Meet & Eat: Ian Cheney and Curt Ellis of Truck Farm, a Farm on a Truck
"That's the spirit of the Truck Farm project: just to get people to smile, pause, and think."
Longtime friends and documentary filmmakers Ian Cheney and Curt Ellis broke onto the food scene with their thought-provoking documentary, King Corn. The film followed the pair as they grew their own crop of corn in Iowa, then attempted to trace the chain of processing and production of their kernels. Along the way, they learned about the prevalence of corn in our diets, the environmental hazards wreaked by corn production, and the difficulty of shaping a future without corn.
Still hopeful to arouse new interest in agriculture, the two are now attempting to prove that farming can happen in even the most urban of areas. Despite many skeptical looks, they are successfully growing vegetables in the bed of a pickup truck! I chatted with Curt and Ian about their current projects and their hope for the future of urban agriculture.
How did you two meet? What made you decide to embark on the mission of making King Corn? Ian and I met briefly in high school: we spent a semester at a program in Vermont called the Mountain School. That was where we first started to realize how much it mattered where our food came from—there was a farm on campus and we got to grow much of the food we ate ourselves. Things taste better when you grow them. We wound up in college together at Yale, and Ian helped lead a campus-wide effort to get locally-grown food into the dining halls. We did some stunts together like releasing sheep onto the campus, and decided we wanted our first thing after school to be related to food and agriculture. Some great advisors like Michael Pollan pointed us toward the story of corn, my cousin Aaron lent his filmmaking expertise to the project, and before we knew it, we were moving to Iowa.
What surprised you during your Iowa adventures growing corn? The most immediately surprising thing about our farm in Iowa was how little farming it actually required. We grew 10,000 pounds of corn with about two hours of actual work, most of which was spent in the cab of a tractor, sprayer, or combine. In modern agriculture, we've achieved tremendous productivity, but we've lost the direct connection to the soil.
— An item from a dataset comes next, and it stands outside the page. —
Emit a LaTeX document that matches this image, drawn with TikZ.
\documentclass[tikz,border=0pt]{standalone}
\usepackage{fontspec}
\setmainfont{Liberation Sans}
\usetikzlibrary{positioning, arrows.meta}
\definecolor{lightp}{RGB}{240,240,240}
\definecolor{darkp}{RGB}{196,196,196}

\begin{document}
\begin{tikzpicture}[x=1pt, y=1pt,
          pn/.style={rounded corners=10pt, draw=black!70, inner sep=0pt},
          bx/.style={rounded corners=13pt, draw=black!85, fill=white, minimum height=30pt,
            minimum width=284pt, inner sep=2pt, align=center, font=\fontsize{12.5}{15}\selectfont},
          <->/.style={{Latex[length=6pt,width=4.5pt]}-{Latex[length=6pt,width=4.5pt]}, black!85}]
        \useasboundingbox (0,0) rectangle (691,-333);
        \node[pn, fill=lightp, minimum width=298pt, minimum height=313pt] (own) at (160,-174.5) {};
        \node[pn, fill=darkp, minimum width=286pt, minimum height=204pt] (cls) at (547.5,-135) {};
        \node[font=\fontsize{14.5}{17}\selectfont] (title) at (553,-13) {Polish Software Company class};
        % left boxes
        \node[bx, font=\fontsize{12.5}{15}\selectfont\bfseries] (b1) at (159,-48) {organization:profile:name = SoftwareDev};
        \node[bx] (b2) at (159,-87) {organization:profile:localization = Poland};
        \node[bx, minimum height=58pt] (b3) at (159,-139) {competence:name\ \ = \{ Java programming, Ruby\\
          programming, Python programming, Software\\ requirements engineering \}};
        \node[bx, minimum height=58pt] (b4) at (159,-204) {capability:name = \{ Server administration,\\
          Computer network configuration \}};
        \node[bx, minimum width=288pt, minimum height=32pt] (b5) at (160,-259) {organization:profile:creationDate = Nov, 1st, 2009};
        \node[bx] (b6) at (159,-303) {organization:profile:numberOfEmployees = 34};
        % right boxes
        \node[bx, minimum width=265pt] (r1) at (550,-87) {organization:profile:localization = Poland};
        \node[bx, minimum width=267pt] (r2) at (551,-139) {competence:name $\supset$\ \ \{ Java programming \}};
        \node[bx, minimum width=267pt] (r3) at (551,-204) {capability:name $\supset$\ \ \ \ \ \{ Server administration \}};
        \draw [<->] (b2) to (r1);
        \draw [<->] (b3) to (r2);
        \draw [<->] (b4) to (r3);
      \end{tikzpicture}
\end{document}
Which came first - a passion for film or a passion for advocacy? Ian's enjoyed photography since he was a kid, but really it was the topic that caught our interest, not the filmmaking process. We were embarrassed to realize that we were graduating from college not knowing the first thing about how food was grown. That was a gap in our education we wanted to fill. Once we dug into the corn story more deeply, we realized we had some opinions to say about what was going on.
We didn't want to eat the meat that was coming out of corn-fed cows stuck in confinement feedlots; we didn't want to drink high-fructose corn syrup every day once we saw how it was made.
So we became more and more comfortable taking advocacy positions on food issues as we learned more. That said, we love the filmmaking process and the challenge of telling good stories about topics some people might expect to be boring (watching corn grow?) so we keep one foot in each canoe. Our days now are pretty evenly split between documentary and advocacy.
Do you think New York has an advantage in urban agriculture? What changes are you seeing in your immediate surroundings that give you hope for the future? New York has a great climate for agriculture, so it's easier to plant a successful rooftop farm here than in Phoenix. Not that it's impossible in Phoenix, but what you can grow is more limited, and you have to be an incredible steward of your water. New York's a forgiving climate.
The other reason urban agriculture is thriving in New York is the city's density. You really can't sprawl out easily in New York anymore; you have to go up. There's a real hunger for open space and nature in the city, and a real market for locally-grown food, but the only land left for that kind of thing is the rooftops.
Talk a little bit about your garden contest. What has the response from students been to your challenge?
We didn't think we'd get many entries to the garden contest; I mean, are there really that many people who want to grow food somewhere weird? We've had a good time with the Truck Farm—it's been a tremendously rewarding project for us. But maybe there's a reason there aren't a thousand other Truck Farms on the street in New York—other people don't think it's that fun! Boy were we wrong!
We had more than 60 entries to the Wicked Delicate Garden contest, with students sending in photos of these ingenious gardens—in holes carved out of books, in football helmets, in a CPU, in granddad's shoe—it was fabulous!
Really, I think it's a testament to the fact that people love growing food, and people love to laugh. Why not do both at once? That's the spirit of the Truck Farm project: just to get people to smile, pause, and think. Where could I grow food? Anyway, the finalists are in the hands of our celebrity judge panel, Michael Pollan, Alice Waters, and Marion Nestle. We'll see what they select!
The Truck Farm is currently touring around NYC (after a whirlwind national tour!). What's next for the mobile farm/learning experiment? Do you have plans to expand to larger plots of land? Summer is the busy season for the Truck Farm, with stops at food events around New York and lots of time (by Ian) spent watering and harvesting. Outside of the garden, though, our time is now being spent turning the Truck Farm story—and our visits with urban gardeners all around the city—into a documentary film. We're finishing our fundraising campaign through Kickstarter for that project this week, and hope to have the money we need to launch the film come fall.